L’intensité de la boucle prix-salaires dépend du mode de négociation salariale

Alors que de plus en plus d’économistes doutent de la pertinence de la courbe de Phillips, qui lie chômage, inflation et salaires, et d’une boucle prix-salaires dans les économies développées, deux chercheurs, Yannick Lucotte (Université d’Orléans/Paris School of Business) et Florian Pradines-Jobet (Paris School of Business) ont publié récemment une étude sur le sujet : «The inflation loop is not a myth», un article paru dans Finance Research Letters. Sur la base des données empiriques couvrant 37 pays OCDE et non OCDE entre 1960 et fin 2019, ils mettent en évidence un lien entre le niveau de négociation collective et l’intensité de la spirale inflationniste.
«Je trouvais un peu injustes les critiques croissantes des économistes sur l’existence de la courbe de Phillips, alors que les banques centrales ont bien augmenté leur attention sur la boucle ‘prix-salaires-prix’ ces derniers temps, explique Yannick Lucotte. Malheureusement, nous n’avons pas encore assez de recul en termes de données pour évaluer précisément dans quelle mesure l’augmentation actuelle des salaires en réponse à la forte inflation conduira à une spirale inflationniste.»

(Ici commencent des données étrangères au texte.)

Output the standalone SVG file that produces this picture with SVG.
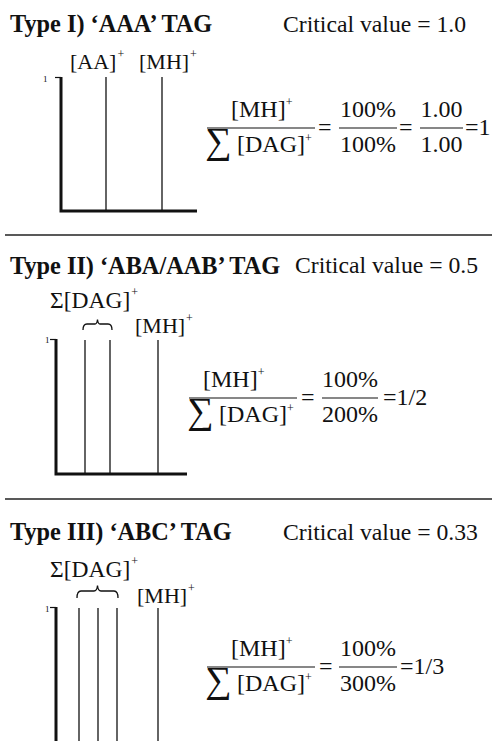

Dans cette étude, l’intensité de la spirale inflationniste est évaluée au travers de la dynamique de la réponse des prix au cours des trimestres suivant un choc d’inflation initial. Ce qui peut s’apparenter à une mesure de la «persistance de l’inflation», le danger qui guette les économies si une boucle prix-salaires-prix prend le relais d’une inflation au départ temporaire. Les résultats obtenus confirment que l’intensité de la spirale inflationniste «dépend fortement des modalités de négociation salariale» en vigueur au sein des économies considérées.
«Prime» aux négociations centralisées
Les deux économistes arrivent à trois conclusions principales. Ils confirment que l’existence d’accords d’indexation des salaires exacerbe la boucle d’inflation. «Sans réelle surprise puisqu’ils permettent une transmission rapide des prix vers les salaires, comme ce fut le cas avec la boucle dans les années 70-80, ce qui explique d’ailleurs qu’un certain nombre de pays aient fait le choix d’abandonner l’indexation automatique des salaires sur l’inflation», commente Yannick Lucotte. On note au passage que le Luxembourg et la Belgique sont les deux seuls pays de la zone euro où les salaires sont toujours automatiquement indexés sur l’inflation, mais au travers d’un indice-pivot des prix, qui induit des périodes et des seuils d’ajustement moins directs.
Ensuite, le taux de syndicalisation ainsi que le taux de couverture de la négociation collective, défini comme la proportion de salariés auxquels une convention collective s’applique, tendent également à renforcer la boucle prix-salaires-prix. «Si les deux facteurs ont un effet positif sur la ‘persistance de l’inflation’, un résultat important de notre étude réside dans le fait que la réponse est encore plus forte dans le cas d’une couverture élargie des négociations salariales, poursuit l’économiste. Par exemple avec des accords de branche comme en France où les résultats se diffusent peut-être plus lentement, mais aussi plus largement à l’économie, que dans le cas d’une densité syndicale plus élevée comme en Allemagne.»
Enfin, pour approfondir ce point, les chercheurs ont étudié le degré de centralisation et de coordination des négociations collectives : entreprise par entreprise, négociation centralisée ou à l’échelle d’une industrie. Dans quelle mesure ces pratiques peuvent-elles expliquer des différences entre pays dans l’intensité de la boucle prix-salaires ? Plus les négociations sont centralisées ou plus le degré de coordination dans le processus de fixation des salaires d’une industrie est fort, plus l’intensité de la spirale inflationniste l’est également, vérifient les deux chercheurs.
«Il nous semble donc que la conduite de la politique monétaire de la banque centrale devrait se faire en étudiant attentivement à la fois les caractéristiques du marché du travail et des processus de négociations salariales, car ils jouent un rôle-clé dans la formation de la réponse des prix à un choc d’inflation initial», conclut Yannick Lucotte. Une approche complexe en zone euro compte tenu de la grande hétérogénéité des situations.